On TV, it has been open season on Achakzai, specially in the aftermath of his earlier statement of support for the Afghan refugees. But the man seems unafraid to back down, as we can see from the Asma Shirazi’s interview. Hers was perhaps the only program that was civil to him. Mahmood Khan Achakzai’s father Abdul Samad Achakzai, much like his friend, that doyen of anti-colonialist, democratic movements, Abdul Ghaffar “Bacha” Khan, was a freedom fighter who had spent decades of his life in jail as a prisoner of conscience, before and after independence. The younger Achakzai himself has spent time in jail in the struggle for democracy. We didn’t sell out to the British, he asked, but are being accused of selling out to RAW? The program, linked below for online readers, makes for an interesting watch.
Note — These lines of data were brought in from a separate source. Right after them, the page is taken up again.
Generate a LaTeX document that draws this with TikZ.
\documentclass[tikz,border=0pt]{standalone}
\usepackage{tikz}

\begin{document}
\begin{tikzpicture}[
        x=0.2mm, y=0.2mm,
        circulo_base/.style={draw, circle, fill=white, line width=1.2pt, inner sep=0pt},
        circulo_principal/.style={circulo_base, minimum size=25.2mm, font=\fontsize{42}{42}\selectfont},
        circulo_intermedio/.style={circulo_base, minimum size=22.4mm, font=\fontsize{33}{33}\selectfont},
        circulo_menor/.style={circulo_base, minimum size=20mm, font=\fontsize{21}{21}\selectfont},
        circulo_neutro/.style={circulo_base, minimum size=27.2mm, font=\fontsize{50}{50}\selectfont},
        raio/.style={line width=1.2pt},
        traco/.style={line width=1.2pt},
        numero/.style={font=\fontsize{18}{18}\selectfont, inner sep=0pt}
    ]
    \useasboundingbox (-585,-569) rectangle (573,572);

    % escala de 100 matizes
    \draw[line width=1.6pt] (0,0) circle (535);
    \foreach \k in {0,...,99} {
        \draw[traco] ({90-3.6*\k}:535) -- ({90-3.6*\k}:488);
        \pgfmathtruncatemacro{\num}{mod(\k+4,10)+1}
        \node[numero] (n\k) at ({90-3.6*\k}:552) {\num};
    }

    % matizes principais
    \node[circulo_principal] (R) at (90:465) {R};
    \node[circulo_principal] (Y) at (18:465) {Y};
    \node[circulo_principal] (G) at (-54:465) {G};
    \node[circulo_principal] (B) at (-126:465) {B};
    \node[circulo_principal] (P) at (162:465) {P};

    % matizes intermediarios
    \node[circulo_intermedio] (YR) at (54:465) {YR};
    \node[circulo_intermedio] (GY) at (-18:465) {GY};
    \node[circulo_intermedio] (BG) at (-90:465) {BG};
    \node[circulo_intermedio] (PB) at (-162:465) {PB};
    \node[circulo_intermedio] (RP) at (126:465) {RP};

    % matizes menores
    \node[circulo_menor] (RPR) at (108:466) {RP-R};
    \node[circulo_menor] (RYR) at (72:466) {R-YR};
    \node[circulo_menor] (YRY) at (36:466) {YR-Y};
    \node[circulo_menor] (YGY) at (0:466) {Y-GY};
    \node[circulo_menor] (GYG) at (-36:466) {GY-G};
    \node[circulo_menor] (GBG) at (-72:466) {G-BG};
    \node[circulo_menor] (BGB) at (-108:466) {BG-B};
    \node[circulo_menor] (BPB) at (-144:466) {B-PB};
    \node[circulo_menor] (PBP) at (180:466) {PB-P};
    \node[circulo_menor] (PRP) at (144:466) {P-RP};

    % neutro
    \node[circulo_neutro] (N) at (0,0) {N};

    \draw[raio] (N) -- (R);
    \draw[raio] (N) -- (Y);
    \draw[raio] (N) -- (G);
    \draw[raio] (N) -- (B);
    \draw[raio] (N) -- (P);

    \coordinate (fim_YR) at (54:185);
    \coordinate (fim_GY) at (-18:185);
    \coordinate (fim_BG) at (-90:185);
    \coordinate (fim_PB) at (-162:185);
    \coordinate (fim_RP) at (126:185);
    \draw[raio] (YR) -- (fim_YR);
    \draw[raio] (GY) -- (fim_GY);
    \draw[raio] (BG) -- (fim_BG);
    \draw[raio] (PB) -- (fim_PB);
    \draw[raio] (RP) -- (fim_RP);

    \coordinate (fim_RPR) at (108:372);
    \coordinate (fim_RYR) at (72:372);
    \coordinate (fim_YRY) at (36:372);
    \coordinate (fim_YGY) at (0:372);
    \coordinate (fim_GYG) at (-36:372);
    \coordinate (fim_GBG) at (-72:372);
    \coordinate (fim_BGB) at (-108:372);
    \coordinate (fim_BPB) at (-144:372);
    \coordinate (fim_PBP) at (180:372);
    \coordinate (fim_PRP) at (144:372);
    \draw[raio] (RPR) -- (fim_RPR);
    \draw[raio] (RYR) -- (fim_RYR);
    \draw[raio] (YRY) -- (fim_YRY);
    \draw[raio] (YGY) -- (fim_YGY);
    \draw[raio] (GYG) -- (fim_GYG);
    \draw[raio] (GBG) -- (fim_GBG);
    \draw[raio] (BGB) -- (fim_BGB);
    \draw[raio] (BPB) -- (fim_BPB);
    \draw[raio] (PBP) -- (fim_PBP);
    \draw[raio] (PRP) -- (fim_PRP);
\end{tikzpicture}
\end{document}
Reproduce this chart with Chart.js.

https://www.youtube.com/watch?v=T8kjUEdpZUQ
What is interesting is that the likes of Pervez Musharraf have been appearing on TV, accusing him of treason. The sheer chutzpah of a man most certainly guilty of high treason accusing of treason a man who is merely asking questions of the security agencies is lost out on many.
Quetta is a garrison town for all practical purposes. Though it might not be a collection of streets, to paraphrase Achakzai, it is still not a big city. Even if you disagree with the notion that the deep state is harbouring militants in the city — despite clear evidence to the contrary — it still merits asking what the intelligence agencies are doing if not intercepting plans like these. Anecdotal evidence from the citizens of Quetta, or any such garrison city, will testify that the stopping-and-checking that they have to face at the hands of the security forces borders on harassment. All that, for what?
There are several voices of reason within the political spectrum. The ANP has always been at it, since before any political party in the country. The PPP, opposed to this viewpoint of the ANP (then NAP) in the 70s, has come around. The League, due to the burden of governance, has seen the light. Most surprisingly for a number of people (but not for those who have actually been following the party’s point of view), the JUI-F has been talking sense since long. It’s Maulana Sheerani (yes, that retrogressive head of the CII) has been making starkly bold statements on the issue since some time now. This is not, I restate, not a liberal versus conservative issue. This is a common sense issue.
And anyone talking common sense on the issue on TV these days is immediately accused of being an agent of foreign powers. The emperor iswearing clothes. Plenty of them. Military fatigues, if you must know.
I am convinced that this despicable RAW has penetrated much deeper than we the common people of this wretched land know. The sad part is that decisionmakers and media have abandoned people and purpose.